Practical Applications

Professional Recording

Professional recording studios typically use high-end ADCs with premium clock generation and extensive analog input circuitry. Sample rates of 96 kHz or 192 kHz are common for original recording, providing headroom for processing and enabling high-quality sample rate conversion to delivery formats. Bit depths of 24 bits offer sufficient dynamic range to capture even the widest-ranging acoustic sources with generous headroom.

Multi-track recording requires synchronization of many ADC channels, typically achieved through word clock distribution from a master clock generator. High channel count interfaces may include 32, 64, or more simultaneous channels, all sampling in exact synchronization. Redundant clock sources and automatic failover protect against synchronization failures during critical sessions.

Live Sound and Broadcast

Live sound applications demand reliable, low-latency conversion with robust synchronization. Digital mixing consoles incorporate ADCs at each input channel, all synchronized to the console master clock. Networked audio systems extend this synchronization across stage boxes, monitor systems, and recording feeds, enabling flexible signal routing throughout the venue.

Broadcast applications must interface with video systems using specific sample rates (48 kHz is standard for video) and synchronize to house clock references. Embedded audio in video signals requires precise timing alignment between audio samples and video frames. Professional broadcast ADCs include features for reference synchronization and format conversion to meet these requirements.

Consumer and Portable Applications

Consumer audio devices prioritize cost, power consumption, and integration over ultimate performance. A smartphone audio ADC might achieve 90 dB SNR with minimal external components and microwatts of power consumption, trading some specifications for the compelling advantages of size and battery life. For most consumer applications, this performance far exceeds the capabilities of the playback environment.

USB audio interfaces bring professional-grade conversion to home studios and podcasters at accessible prices. Modern interface designs achieve excellent specifications by leveraging advances in integrated circuit technology that have made high-performance delta-sigma converters available at low cost. The limiting factor in budget interfaces is often the analog front end rather than the converter itself.

Summary

Analog-to-digital conversion transforms continuous audio signals into digital representations through the complementary processes of sampling and quantization. The Nyquist-Shannon sampling theorem establishes the fundamental requirement that sample rate must exceed twice the highest signal frequency, while bit depth determines the precision of amplitude representation and sets the dynamic range floor.

Modern audio ADCs predominantly use delta-sigma architecture, which combines oversampling, noise shaping, and digital decimation filtering to achieve excellent performance with manufacturable analog circuitry. Oversampling simplifies anti-aliasing filter requirements while noise shaping moves quantization noise out of the audio band. The digital decimation filter provides the precise, steep rolloff that defines the converter's frequency response.

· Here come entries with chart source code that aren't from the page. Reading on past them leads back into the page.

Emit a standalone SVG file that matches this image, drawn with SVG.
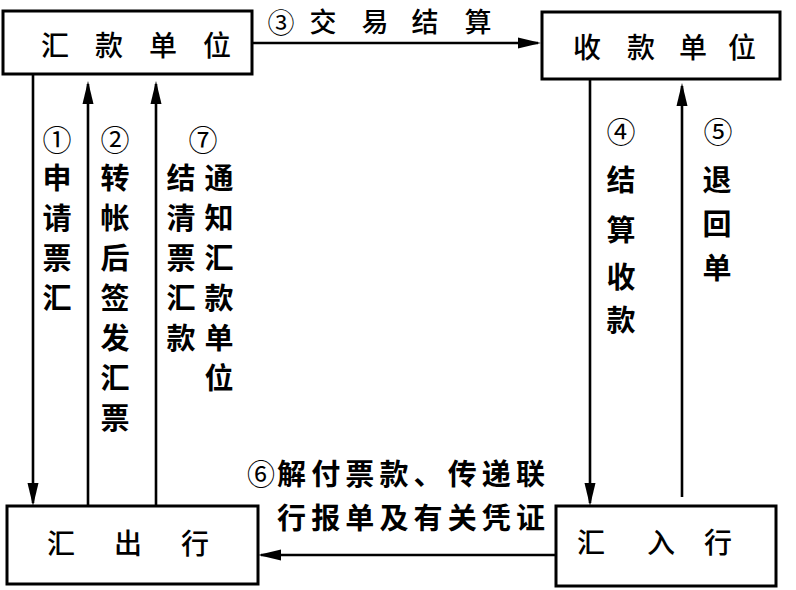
<svg xmlns="http://www.w3.org/2000/svg" width="796" height="590" viewBox="0 0 796 590">
  <style>
    .box { fill: #fff; stroke: #000; stroke-width: 3; }
    .name { font-family: "Noto Sans CJK SC", "Noto Sans", sans-serif; font-size: 28px; font-weight: 500; fill: #000; text-anchor: middle; }
    .lbl { font-family: "Noto Sans CJK SC", "Noto Sans", sans-serif; font-size: 29px; font-weight: 700; fill: #000; text-anchor: middle; }
    .num { font-family: "Noto Sans CJK SC", "DejaVu Sans", sans-serif; font-size: 29px; font-weight: 400; fill: #000; text-anchor: middle; }
    .line { fill: none; stroke: #000; stroke-width: 2.6; }
  </style>
  <defs>
    <marker id="arr" markerUnits="userSpaceOnUse" markerWidth="24" markerHeight="14" viewBox="0 0 24 14" refX="20" refY="7" orient="auto">
      <path d="M0,1.5 L23,7 L0,12.5 Z" fill="#000"/>
    </marker>
  </defs>
  <rect width="796" height="590" fill="#fff"/>

  <g id="connectors">
    <line class="line" x1="253" y1="43" x2="538" y2="43" marker-end="url(#arr)"/>
    <line class="line" x1="33" y1="74" x2="33" y2="503" marker-end="url(#arr)"/>
    <line class="line" x1="88" y1="506" x2="88" y2="84" marker-end="url(#arr)"/>
    <line class="line" x1="156" y1="506" x2="156" y2="84" marker-end="url(#arr)"/>
    <line class="line" x1="590" y1="79" x2="590" y2="503" marker-end="url(#arr)"/>
    <line class="line" x1="682" y1="497" x2="682" y2="86" marker-end="url(#arr)"/>
    <line class="line" x1="556" y1="555" x2="261" y2="555" marker-end="url(#arr)"/>

    <g id="label3">
      <text class="num" x="281" y="33" style="font-size:27px">③</text>
      <text class="lbl" x="323 375 425 478" y="32" style="font-size:27px;font-weight:500">交易结算</text>
    </g>
    <g id="label1">
      <text class="num" x="57" y="151">①</text>
      <text class="lbl" x="57 57 57 57" y="189 229 269 309">申请票汇</text>
    </g>
    <g id="label2">
      <text class="num" x="115" y="151">②</text>
      <text class="lbl" x="115 115 115 115 115 115 115" y="189 229 269 309 349 389 429">转帐后签发汇票</text>
    </g>
    <g id="label7">
      <text class="num" x="203" y="151">⑦</text>
      <text class="lbl" x="181 181 181 181 181" y="189 229 269 309 349">结清票汇款</text>
      <text class="lbl" x="219 219 219 219 219 219" y="189 229 269 309 349 389">通知汇款单位</text>
    </g>
    <g id="label4">
      <text class="num" x="621" y="143">④</text>
      <text class="lbl" x="621 621 621 621" y="191 241 288 331">结算收款</text>
    </g>
    <g id="label5">
      <text class="num" x="718" y="143">⑤</text>
      <text class="lbl" x="717 717 717" y="191 235 279">退回单</text>
    </g>
    <g id="label6">
      <text class="num" x="261" y="485" style="font-size:28px">⑥</text>
      <text class="lbl" x="277" y="485" style="text-anchor:start" textLength="268" lengthAdjust="spacing">解付票款、传递联</text>
      <text class="lbl" x="277" y="529" style="text-anchor:start" textLength="268" lengthAdjust="spacing">行报单及有关凭证</text>
    </g>
  </g>

  <g id="remitter">
    <rect class="box" x="3" y="11" width="249" height="63"/>
    <text class="name" x="55 109 163 217" y="56">汇款单位</text>
  </g>
  <g id="payee">
    <rect class="box" x="542" y="12" width="238" height="67"/>
    <text class="name" x="587 641 693 742" y="58">收款单位</text>
  </g>
  <g id="remitting-bank">
    <rect class="box" x="7" y="506" width="251" height="78"/>
    <text class="name" x="61 128 195" y="554">汇出行</text>
  </g>
  <g id="receiving-bank">
    <rect class="box" x="556" y="506" width="220" height="80"/>
    <text class="name" x="591 661 718" y="553">汇入行</text>
  </g>
</svg>
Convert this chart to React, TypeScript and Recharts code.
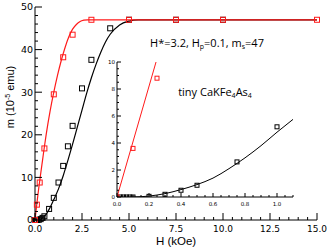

Achieving optimal conversion quality requires attention to numerous factors beyond the converter itself: anti-aliasing filter design, clock generation and distribution, dithering to prevent quantization distortion, and synchronization in multi-channel systems. Understanding these factors enables system designers to select appropriate components and configure systems for maximum performance in their specific applications.

The remarkable specifications of modern audio ADCs, with dynamic ranges exceeding 120 dB and distortion below -100 dB, represent decades of accumulated innovation in circuit design, signal processing algorithms, and integrated circuit fabrication. These converters capture audio with fidelity exceeding the limits of human perception, making possible the transparent digital audio that contemporary listeners take for granted.